When “just one thing” slowly becomes everything.
There’s a version of leadership that people don’t talk about very often.
It’s not the stage moments, the announcements, or the photos that capture a project’s success. It’s not the speeches or the carefully written updates that appear online.
It’s the quieter side of the work; the part that sits behind the scenes when you care deeply about something and feel responsible for trying to move it forward.

For me, that has meant caring about the athletes who trust us to make space for them in a sport that hasn’t always made room. It has meant caring about the volunteers who give their evenings and weekends because they believe sailing can be something bigger and more inclusive. And it has meant caring about the integrity of the work, even when the systems around you feel messy, political, or painfully slow.
When you care like that, the work rarely stays neatly inside office hours.
It follows you home. Problems that seem manageable during the day have a habit of resurfacing in the quiet hours of the evening or waking you up in the middle of the night with the next piece of the puzzle that needs solving. The reality of leadership in sport is that belief and responsibility don’t switch off when the laptop closes.
Over the past few years I’ve poured everything I have into this sport; into building real pathways for Para Inclusive sailors and into the belief that sailing belongs back in the Paralympic Games.
That belief has meant long days, late nights, constant travel, and the quiet determination to keep pushing even when progress feels slower than it should. It has meant advocating for athletes who deserve to be seen, heard and supported. And it has meant standing up for inclusion in rooms where sometimes it feels like you are asking the sport to evolve faster than it is comfortable doing.
Much of that work happens quietly. It requires persistence, diplomacy, and a deep understanding of both the sport and the systems that govern it. It’s complex, often invisible work; the kind that very few people ever see up close, but the kind that someone still has to carry if change is going to happen.
And the truth is, I don’t always get it right. Sometimes I push too hard, sometimes I get things wrong, and sometimes I learn lessons the hard way. But when you believe in something as strongly as I believe in the future of this sport, you keep showing up and trying to move it forward.
I have always believed the work matters, because it does.

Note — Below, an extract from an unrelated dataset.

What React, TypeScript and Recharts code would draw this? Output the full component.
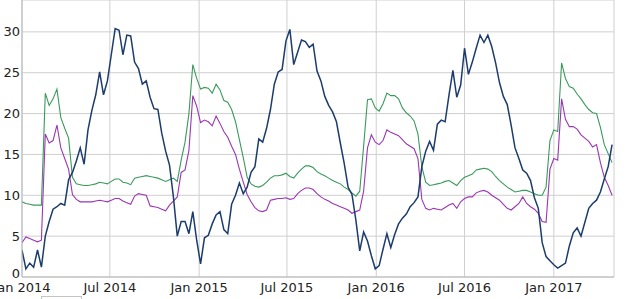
// Seasonal sensor chart – three daily series, 8-day samples, Jan 2014 – May 2017

import { LineChart, Line, XAxis, YAxis, CartesianGrid } from "recharts";

const STEP_DAYS = 8;
const X_MAX_DAY = 1220;

const TICK_DAYS = [0, 181, 365, 546, 730, 912, 1096];
const TICK_LABELS = ["Jan 2014", "Jul 2014", "Jan 2015", "Jul 2015", "Jan 2016", "Jul 2016", "Jan 2017"];
const Y_TICKS = [0, 5, 10, 15, 20, 25, 30];

// dark blue series (seasonal)
const BLUE = [
  3.3, 1.0, 1.7, 1.2, 3.3, 1.2, 5.0, 6.8, 8.3, 8.6,
  9.0, 8.8, 11.9, 12.8, 14.2, 15.8, 13.8, 18.0, 20.4, 22.3,
  25.1, 22.3, 24.0, 27.2, 30.4, 30.2, 27.2, 29.6, 29.5, 26.3,
  25.5, 23.6, 24.0, 22.0, 20.6, 20.5, 17.6, 15.4, 13.7, 9.8,
  5.0, 6.8, 6.8, 5.3, 8.0, 4.5, 1.6, 4.8, 5.1, 6.5,
  7.6, 8.0, 5.8, 5.3, 8.9, 10.0, 11.5, 10.2, 11.0, 12.8,
  13.5, 16.9, 16.5, 18.2, 20.5, 23.6, 25.1, 25.4, 28.9, 30.3,
  26.0, 27.5, 29.0, 28.8, 28.1, 28.5, 25.2, 24.0, 22.1, 21.0,
  20.2, 19.0, 16.4, 13.9, 11.0, 10.1, 7.0, 3.2, 5.5, 4.4,
  2.6, 1.0, 1.4, 3.4, 5.3, 3.6, 5.2, 6.5, 7.2, 7.7,
  8.6, 9.1, 9.8, 13.5, 15.4, 16.6, 15.5, 18.7, 19.2, 19.0,
  22.3, 25.3, 22.0, 23.5, 28.0, 24.8, 26.3, 28.0, 29.6, 28.7,
  29.6, 28.2, 26.2, 23.8, 22.1, 21.1, 18.6, 15.8, 14.5, 13.1,
  12.7, 11.8, 9.7, 8.4, 4.2, 2.5, 2.0, 1.5, 1.1, 1.4,
  1.7, 3.8, 5.4, 6.0, 5.0, 6.7, 8.4, 9.0, 9.4, 10.4,
  12.0, 13.5, 16.2,
];

const GREEN = [
  9.2, 9.0, 8.9, 8.8, 8.8, 8.8, 22.5, 21.0, 21.8, 23.0,
  19.5, 18.2, 17.0, 12.2, 11.4, 11.3, 11.2, 11.2, 11.3, 11.4,
  11.6, 11.5, 11.4, 11.7, 12.0, 12.0, 11.6, 11.5, 11.3, 12.1,
  12.2, 12.3, 12.4, 12.3, 12.2, 12.1, 11.9, 11.7, 11.9, 12.1,
  11.7, 14.3, 16.5, 20.0, 26.0, 24.3, 23.0, 23.2, 23.1, 22.5,
  23.6, 22.9, 21.6, 21.4, 20.5, 19.0, 16.8, 14.6, 12.2, 11.4,
  11.1, 11.0, 11.2, 11.6, 12.1, 12.4, 12.4, 12.5, 12.7, 12.3,
  12.1, 12.7, 13.2, 13.6, 13.6, 13.4, 12.9, 12.6, 12.4, 12.1,
  11.8, 11.6, 11.4, 11.0, 10.7, 10.3, 9.9, 10.5, 16.0, 21.7,
  21.8, 20.7, 20.3, 21.2, 22.5, 22.2, 22.2, 21.8, 20.7, 20.1,
  19.7, 19.1, 17.5, 13.5, 11.6, 11.2, 11.3, 11.4, 11.5, 11.7,
  11.8, 11.5, 11.2, 11.8, 12.2, 12.4, 12.6, 13.1, 13.2, 13.3,
  13.2, 12.9, 12.3, 11.8, 11.4, 11.0, 10.7, 10.4, 10.5, 10.6,
  10.6, 10.4, 10.2, 10.0, 10.0, 11.0, 16.7, 18.0, 17.8, 26.2,
  24.3, 23.3, 23.1, 22.4, 21.8, 21.1, 20.5, 20.1, 20.0, 18.3,
  16.2, 15.1, 14.0,
];

const PURPLE = [
  4.2, 4.9, 4.7, 4.5, 4.3, 4.5, 17.5, 16.4, 16.7, 18.6,
  15.8, 14.5, 13.2, 10.1, 9.5, 9.2, 9.2, 9.2, 9.2, 9.3,
  9.4, 9.3, 9.2, 9.4, 9.6, 9.6, 9.3, 9.1, 8.9, 9.9,
  10.2, 10.1, 10.0, 8.7, 8.6, 8.5, 8.3, 8.1, 8.8, 9.3,
  9.8, 12.8, 13.1, 15.5, 22.2, 20.9, 18.9, 19.2, 19.0, 18.5,
  19.7, 18.8, 17.8, 17.1, 16.0, 15.0, 13.2, 11.6, 10.1, 9.2,
  8.5, 8.1, 8.0, 8.2, 9.4, 9.5, 9.6, 9.6, 9.7, 9.5,
  9.6, 10.2, 10.6, 10.9, 10.9, 10.7, 10.2, 9.8, 9.5, 9.3,
  9.0, 8.8, 8.6, 8.4, 8.2, 7.8, 8.0, 8.2, 10.5, 15.8,
  17.4, 16.5, 16.2, 16.7, 18.0, 17.7, 17.5, 17.3, 16.8, 16.3,
  16.0, 15.7, 14.5, 9.5, 8.4, 8.2, 8.4, 8.3, 8.2, 8.5,
  8.8, 9.0, 8.4, 9.2, 9.6, 9.8, 9.8, 10.3, 10.5, 10.6,
  10.4, 10.0, 9.7, 9.4, 8.9, 8.4, 8.2, 8.6, 9.0, 9.8,
  9.0, 8.6, 8.3, 7.8, 6.8, 6.7, 13.2, 14.5, 14.3, 21.8,
  19.3, 18.4, 18.4, 18.1, 17.4, 17.0, 16.6, 15.9, 16.2, 14.0,
  12.2, 11.2, 10.0,
];

const chartData = BLUE.map((blue, i) => ({
  day: i * STEP_DAYS,
  blue,
  green: GREEN[i],
  purple: PURPLE[i],
}));

const FONT = "DejaVu Sans, Verdana, sans-serif";
const tickStyle = { fill: "#222", fontSize: 13, fontFamily: FONT };

// bottom label sits a bit above its line so it stays clear of the date labels
function YTick(props: any) {
  const { x, y, payload } = props;
  const shift = payload.value === 0 ? -4 : 0;
  return (
    <text x={x} y={y + shift} dy="0.355em" textAnchor="end" fill="#222" fontSize={13} fontFamily={FONT}>
      {payload.value}
    </text>
  );
}

export default function App() {
  return (
    <div
      style={{
        position: "absolute",
        left: 0,
        top: 0,
        width: 640,
        height: 299,
        background: "#fff",
        overflow: "hidden",
      }}
    >
      <LineChart
        width={640}
        height={299}
        data={chartData}
        margin={{ top: 0, right: 26, bottom: 0, left: 0 }}
      >
        <CartesianGrid stroke="#cfcfcf" />
        <XAxis
          dataKey="day"
          type="number"
          domain={[0, X_MAX_DAY]}
          ticks={TICK_DAYS}
          interval={0}
          tickFormatter={(d) => TICK_LABELS[TICK_DAYS.indexOf(d)]}
          tickSize={0}
          tickMargin={6}
          height={22}
          stroke="#b8b8b8"
          tick={tickStyle}
          allowDataOverflow
        />
        <YAxis
          domain={[0, 33.9]}
          ticks={Y_TICKS}
          interval={0}
          width={22}
          tickSize={0}
          tickMargin={2}
          stroke="#b8b8b8"
          tick={<YTick />}
          allowDataOverflow
        />
        <Line type="linear" dataKey="green" stroke="#3a9a5b" strokeWidth={1.1} dot={false} isAnimationActive={false} />
        <Line type="linear" dataKey="purple" stroke="#9b36b3" strokeWidth={1.1} dot={false} isAnimationActive={false} />
        <Line type="linear" dataKey="blue" stroke="#1b3c6c" strokeWidth={1.5} dot={false} isAnimationActive={false} />
      </LineChart>
      <div
        style={{
          position: "absolute",
          left: 41,
          top: 296,
          width: 39,
          height: 10,
          border: "1px solid #c4c4c4",
        }}
      />
    </div>
  );
}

It matters to the sailor discovering the water for the first time. It matters to the athletes chasing world championships and Paralympic dreams. And it matters to the future of a sport that should belong to everyone.
Because when you believe something deserves to exist, when you believe it deserves to grow, to return, and to reach the athletes who are still waiting for their chance, you don’t stop pushing for it.
But caring like that also comes with scrutiny.
Questions about decisions, direction, or pace arrive quietly: in emails, in meeting rooms, or in conversations happening just outside the main discussion. That is part of leadership too. When you push for change, criticism inevitably follows, often from people who are not carrying the same weight of delivery.
Over time you learn to accept that as part of the process.
But caring deeply about the outcome also comes with a more personal cost.
Sometimes that cost appears in small assumptions that build over time. The quiet expectation that if you care enough about the work, you will always make yourself available, even when you have said you are taking time away.
“Can you just take a quick call?”
“Can you just check this one thing?”
“Can you just…”
Most of the time those requests come from good intentions. The work matters, the deadlines are real, and the sport keeps moving forward.
And the truth is, I’m not very good at saying no. My instinct is almost always to say yes; to take the call, check the document, help move the problem forward. Because when you care about the outcome, it’s hard to walk past something that still needs doing.
But every “just” adds a little more weight.
In roles where the mission matters deeply, it becomes easy to forget that rest is not the opposite of commitment. Protecting your energy is part of protecting the work itself.
The truth is that if we want people to build sustainable careers in sport, if we want leaders who still care in ten years’ time, we have to recognise that dedication and exhaustion are not the same thing.
Like many people working in international sport, last year moved at a pace that did not leave much room for proper breaks. Events, travel, and the constant rhythm of the calendar meant that much of my annual leave simply never happened.
So this year I am trying to do something that should be simple, but in our world often is not.
I am trying to step away properly.
Not half-working.
Not answering emails between walks.
Not quietly joining “just one call.”
Just taking a moment to breathe. Because caring about the work should never mean quietly burning out for it.

I still believe in this sport.
I still believe in this mission.
And I still believe in the athletes we are fighting for.
But believing in something does not mean giving every piece of yourself away to it.
So this week I am creating a little space. Not because the work is not important, but because it is.
And if the people who care the most never learn how to step back and breathe, there will not be anyone left strong enough to carry it forward.